2010年以降、日本における外国人労働者の数は右肩上がりで増加しています。その背景にあるのは少子高齢化による労働力の減少です。既に中小企業を中心に企業の人手不足は深刻な社会問題となっており、日本政府は労働力不足への対策として外国人労働者の受け入れ強化を推し進めてきました。
また、グローバル化やインバウンド需要など、企業活動を取り巻く環境の変化も外国人労働者の需要を高めている要因です。今後、より多くの職場で外国人労働者の活躍が見られるようになるでしょう。
今回は日本において外国人労働者が増加している理由を詳しく解説します。
外国人労働者が増加している大きな要因が企業の人手不足です。他にも様々な要因が影響を及ぼしています。ここでは日本で外国人労働者が増加している理由を見ていきましょう。
外国人労働者増加の大きな要因と言えるのが企業の人手不足です。厚生労働省の資料によると、日本全国の有効求人倍率は2013年に1倍を超え、以降も1.2倍~1.3倍の範囲で推移しています。[注1]
これは求職者にとって職に就きやすい状態である一方、企業にとっては採用したい人数よりも求職者が少ない状態であることを示しています。
また、日本では少子高齢化が進んでおり、国内の労働人口の増加は望めません。既に中小企業を始め、配送業や飲食業、サービス業、介護等の業界は慢性的な人手不足に陥っています。外国人労働者は日本の労働問題を解決する存在として期待されているのです。
[注1]厚生労働省:一般職業紹介状況(令和4年5月分)について
https://www.mhlw.go.jp/stf/newpage_26279.html
国内の労働人口問題を解決するため、日本政府による外国人労働者の就労支援も積極的に実施されています。2019年には在留資格「特定技能」が新設され、外国人労働者の受け入れが拡大する契機となりました。さらに、留学生や技能実習生が引き続き日本に在留して就職できる仕組みも構築されています。

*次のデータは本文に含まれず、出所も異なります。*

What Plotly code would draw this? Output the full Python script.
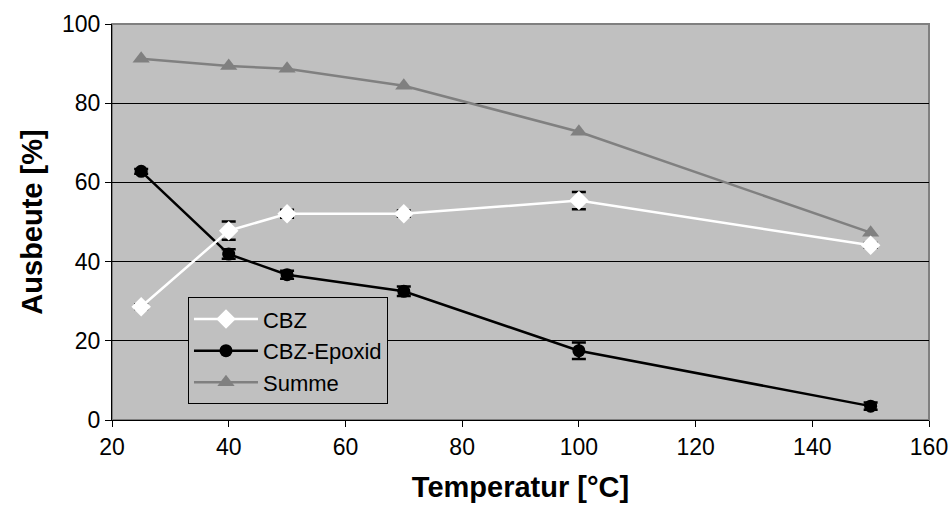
import plotly.graph_objects as go

temps = [25, 40, 50, 70, 100, 150]
cbz = [28.6, 47.8, 52.1, 52.1, 55.4, 44.1]
cbz_err = [0.6, 2.3, 1.0, 0.8, 2.2, 0.6]
epox = [62.8, 41.9, 36.7, 32.5, 17.5, 3.5]
epox_err = [0.6, 1.2, 1.0, 1.2, 2.1, 0.9]
summe = [91.2, 89.4, 88.7, 84.4, 72.8, 47.3]

fig = go.Figure()
fig.add_trace(go.Scatter(
    x=temps, y=summe, name="Summe", mode="lines+markers",
    line=dict(color="#808080", width=2.5),
    marker=dict(symbol="triangle-up", size=15, color="#808080"),
))
fig.add_trace(go.Scatter(
    x=temps, y=epox, name="CBZ-Epoxid", mode="lines+markers",
    line=dict(color="black", width=2.5),
    marker=dict(symbol="circle", size=13, color="black"),
    error_y=dict(type="data", array=epox_err, color="black", thickness=2.5, width=7),
))
fig.add_trace(go.Scatter(
    x=temps, y=cbz, name="CBZ", mode="lines+markers",
    line=dict(color="white", width=2.5),
    marker=dict(symbol="diamond", size=15, color="white"),
    error_y=dict(type="data", array=cbz_err, color="black", thickness=2.5, width=7),
))

fig.update_layout(
    width=949, height=510,
    margin=dict(l=112, r=20, t=24, b=90),
    paper_bgcolor="white", plot_bgcolor="#C0C0C0",
    font=dict(family="Liberation Sans, Arial, sans-serif", size=22, color="black"),
    showlegend=True,
    legend=dict(
        x=0.093, y=0.31, xanchor="left", yanchor="top",
        bgcolor="#C0C0C0", bordercolor="black", borderwidth=1,
        font=dict(size=22), traceorder="reversed",
        itemwidth=64, tracegroupgap=0,
    ),
    xaxis=dict(
        range=[20, 160], tickvals=[20, 40, 60, 80, 100, 120, 140, 160],
        ticks="outside", ticklen=6, tickcolor="black", showgrid=False,
        tickfont=dict(size=23), automargin=False,
        showline=True, linecolor="black", linewidth=1, mirror=False,
        zeroline=False,
        title=dict(text="<b>Temperatur [°C]</b>", font=dict(size=29), standoff=18),
    ),
    yaxis=dict(
        range=[0, 100], tickvals=[0, 20, 40, 60, 80, 100],
        ticks="outside", ticklen=6, tickcolor="black",
        tickfont=dict(size=23), automargin=False,
        showgrid=True, gridcolor="black", gridwidth=1,
        showline=True, linecolor="black", linewidth=1,
        zeroline=False,
        title=dict(text="<b>Ausbeute [%]</b>", font=dict(size=29), standoff=10),
    ),
)
fig.add_shape(type="rect", xref="paper", yref="paper", x0=0, x1=1, y0=0, y1=1,
              line=dict(color="#808080", width=2), layer="below")

fig.write_html(
    "out.html",
    config={"displayModeBar": False},
    post_script="document.body.style.margin='0';document.body.style.overflow='hidden';",
)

一方、企業に対しても外国人労働者の採用に助成金を給付するなどの支援策が実施されています。
政府主導の就労支援もあり、2011年からの10年間で外国人労働者の数は3倍近くに増加しました。2021年時点では約172万人の外国人労働者が日本に在留し、働いています。[注2]
[注2]厚生労働省:「外国人雇用状況」の届出状況まとめ【本文】(令和3年10月末現在)
https://www.mhlw.go.jp/content/11655000/000887554.pdf
インターネットやIT技術の進歩により、現在では中小企業や小規模企業でも海外との繋がりを持つことは珍しくありません。海外でのサービス展開や現地担当者とのコミュニケーションなど、業務の中で外国語話者が必要なケースが増えていることも外国人労働者増加の要因です。
また、日本国内でもインバウンド需要が増加しており、都心部や観光地を中心に多言語対応の必要性が高まっています。あらゆる業種でグローバル化が進む現代では、外国人労働者の活躍の場はより広がっていくことでしょう。
外国人労働者の増加は、海外から見て日本が魅力的な国であることも影響しています。日本に行きたいと思う外国人が増えているからこそ、外国人労働者も増加しているのです。ここでは外国人労働者から見た日本の魅力を解説します。
日本の治安の良さは世界でもトップクラスであり、都市のインフラも衛生的です。犯罪に巻き込まれる危険が少ないこと、また怪我や病気のリスクが低いことは、長く安全に働きたい外国人にとって非常に魅力的な環境でしょう。
自国より治安が良いことを理由に、日本での就労を希望する外国人労働者もいます。
外国人労働者にとって、日本企業の高い賃金や手厚い福利厚生は大きな魅力です。日本にやってくる外国人労働者の多くはベトナムやフィリピン、もしくはブラジルの出身者です。これらの国は未だ経済発展の途中であり、総じて賃金が低い傾向にあります。家族を養うための出稼ぎ先として、賃金が高く待遇の手厚い日本は高い人気があるのです。
日本は自動車や電子機器など世界的にも高い技術力を持つ産業が多く、スキルや知識を身に付けたい労働者にとっては最適な環境と言えるでしょう。また、日本では多くの企業が外国人の受け入れを行っているため、転職を通じてキャリアアップを目指すこともできます。
日本の伝統的な文化や、アニメ・ゲームを始めとするポップカルチャーは世界的に人気があります。近年では日本のアニメや漫画を楽しむために日本語を学ぶ外国人も少なくありません。自身の趣味が講じて日本での就労を希望する外国人も増えています。
労働人口の減少が懸念される日本において、外国人労働者の受け入れは必要不可欠です。日本の労働環境を維持するため、今後も多くの外国人が日本で就労することになるでしょう。
なお、外国人労働者の採用には様々な課題が生じます。外国人労働者の受け入れをスムーズに進められるよう、早めに準備を進めておきましょう。